**Set exercise**
Skip every image and restate the data word for word.

**Data lines**

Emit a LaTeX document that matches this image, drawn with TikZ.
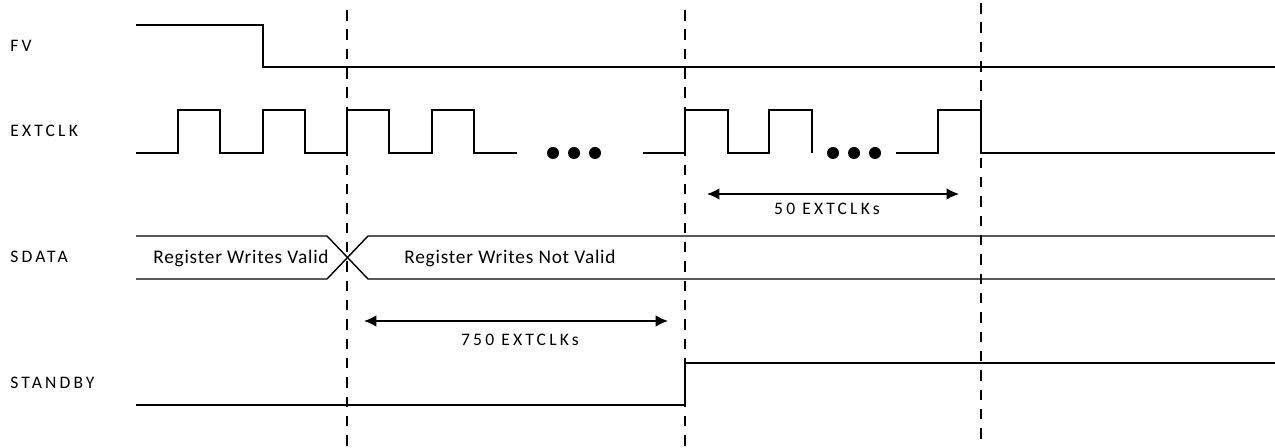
\documentclass[tikz,border=0pt]{standalone}
\usepackage{fontspec}
\setmainfont{Carlito}
\usetikzlibrary{arrows.meta}
\begin{document}
\begin{tikzpicture}[x=0.02cm,y=-0.02cm,
  wave/.style={line width=0.8pt},
  guide/.style={line width=0.7pt,dash pattern=on 6pt off 5pt},
  span/.style={line width=0.8pt,{Latex[length=7pt,width=6.5pt]}-{Latex[length=7pt,width=6.5pt]}},
  sig/.style={anchor=base west,inner sep=0pt,font=\fontsize{10}{12}\selectfont\addfontfeatures{LetterSpace=18}},
  cnt/.style={anchor=base,inner sep=0pt,font=\fontsize{10}{12}\selectfont\addfontfeatures{LetterSpace=18}},
  txt/.style={inner sep=0pt,font=\fontsize{11}{13}\selectfont\addfontfeatures{LetterSpace=4}}]
\useasboundingbox (0,0) rectangle (1275,448);
% signal names
\node[sig] (fv) at (10,52) {FV};
\node[sig] (clk) at (10,137) {EXTCLK};
\node[sig] (sdata) at (10,263) {SDATA};
\node[sig] (stby) at (10,389) {STANDBY};
% FV
\draw[wave] (136,25) -- (263,25) -- (263,67) -- (1275,67);
% EXTCLK
\draw[wave] (136,153) -- (178,153) -- (178,110) -- (220,110) -- (220,153) -- (263,153)
  -- (263,110) -- (305,110) -- (305,153) -- (347,153) -- (347,110) -- (389,110)
  -- (389,153) -- (432,153) -- (432,110) -- (474,110) -- (474,153) -- (517,153);
\draw[wave] (643,153) -- (685,153) -- (685,110) -- (728,110) -- (728,153) -- (769,153)
  -- (769,110) -- (812,110) -- (812,153);
\draw[wave] (896,153) -- (938,153) -- (938,110) -- (981,110) -- (981,153) -- (1275,153);
\foreach \x in {553,574,595,833,854,875}
  \fill (\x,153) circle[radius=0.12cm];
% SDATA
\draw[wave] (136,236) -- (327,236) -- (368,279) -- (1275,279);
\draw[wave] (136,279) -- (327,279) -- (368,236) -- (1275,236);
\node[txt] (valid) at (241,258) {Register Writes Valid};
\node[txt] (notvalid) at (510,258) {Register Writes Not Valid};
% STANDBY
\draw[wave] (136,405) -- (685,405) -- (685,363) -- (1275,363);
% guides
\draw[guide] (347,10) -- (347,448);
\draw[guide] (685,10) -- (685,448);
\draw[guide] (981,3) -- (981,442);
% spans
\coordinate (a1) at (364,321);
\coordinate (a2) at (668,321);
\draw[span] (a1) -- (a2);
\node[cnt] (n750) at (520,346) {750 EXTCLKs};
\coordinate (b1) at (707,194);
\coordinate (b2) at (959,194);
\draw[span] (b1) -- (b2);
\node[cnt] (n50) at (827,215) {50 EXTCLKs};
\end{tikzpicture}
\end{document}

**Final answer**
Emit a LaTeX document that matches this image, drawn with TikZ.
\documentclass[tikz,border=0pt]{standalone}
\usepackage{fontspec}
\setmainfont{Carlito}
\usetikzlibrary{arrows.meta}
\begin{document}
\begin{tikzpicture}[x=0.02cm,y=-0.02cm,
  wave/.style={line width=0.8pt},
  guide/.style={line width=0.7pt,dash pattern=on 6pt off 5pt},
  span/.style={line width=0.8pt,{Latex[length=7pt,width=6.5pt]}-{Latex[length=7pt,width=6.5pt]}},
  sig/.style={anchor=base west,inner sep=0pt,font=\fontsize{10}{12}\selectfont\addfontfeatures{LetterSpace=18}},
  cnt/.style={anchor=base,inner sep=0pt,font=\fontsize{10}{12}\selectfont\addfontfeatures{LetterSpace=18}},
  txt/.style={inner sep=0pt,font=\fontsize{11}{13}\selectfont\addfontfeatures{LetterSpace=4}}]
\useasboundingbox (0,0) rectangle (1275,448);
% signal names
\node[sig] (fv) at (10,52) {FV};
\node[sig] (clk) at (10,137) {EXTCLK};
\node[sig] (sdata) at (10,263) {SDATA};
\node[sig] (stby) at (10,389) {STANDBY};
% FV
\draw[wave] (136,25) -- (263,25) -- (263,67) -- (1275,67);
% EXTCLK
\draw[wave] (136,153) -- (178,153) -- (178,110) -- (220,110) -- (220,153) -- (263,153)
  -- (263,110) -- (305,110) -- (305,153) -- (347,153) -- (347,110) -- (389,110)
  -- (389,153) -- (432,153) -- (432,110) -- (474,110) -- (474,153) -- (517,153);
\draw[wave] (643,153) -- (685,153) -- (685,110) -- (728,110) -- (728,153) -- (769,153)
  -- (769,110) -- (812,110) -- (812,153);
\draw[wave] (896,153) -- (938,153) -- (938,110) -- (981,110) -- (981,153) -- (1275,153);
\foreach \x in {553,574,595,833,854,875}
  \fill (\x,153) circle[radius=0.12cm];
% SDATA
\draw[wave] (136,236) -- (327,236) -- (368,279) -- (1275,279);
\draw[wave] (136,279) -- (327,279) -- (368,236) -- (1275,236);
\node[txt] (valid) at (241,258) {Register Writes Valid};
\node[txt] (notvalid) at (510,258) {Register Writes Not Valid};
% STANDBY
\draw[wave] (136,405) -- (685,405) -- (685,363) -- (1275,363);
% guides
\draw[guide] (347,10) -- (347,448);
\draw[guide] (685,10) -- (685,448);
\draw[guide] (981,3) -- (981,442);
% spans
\coordinate (a1) at (364,321);
\coordinate (a2) at (668,321);
\draw[span] (a1) -- (a2);
\node[cnt] (n750) at (520,346) {750 EXTCLKs};
\coordinate (b1) at (707,194);
\coordinate (b2) at (959,194);
\draw[span] (b1) -- (b2);
\node[cnt] (n50) at (827,215) {50 EXTCLKs};
\end{tikzpicture}
\end{document}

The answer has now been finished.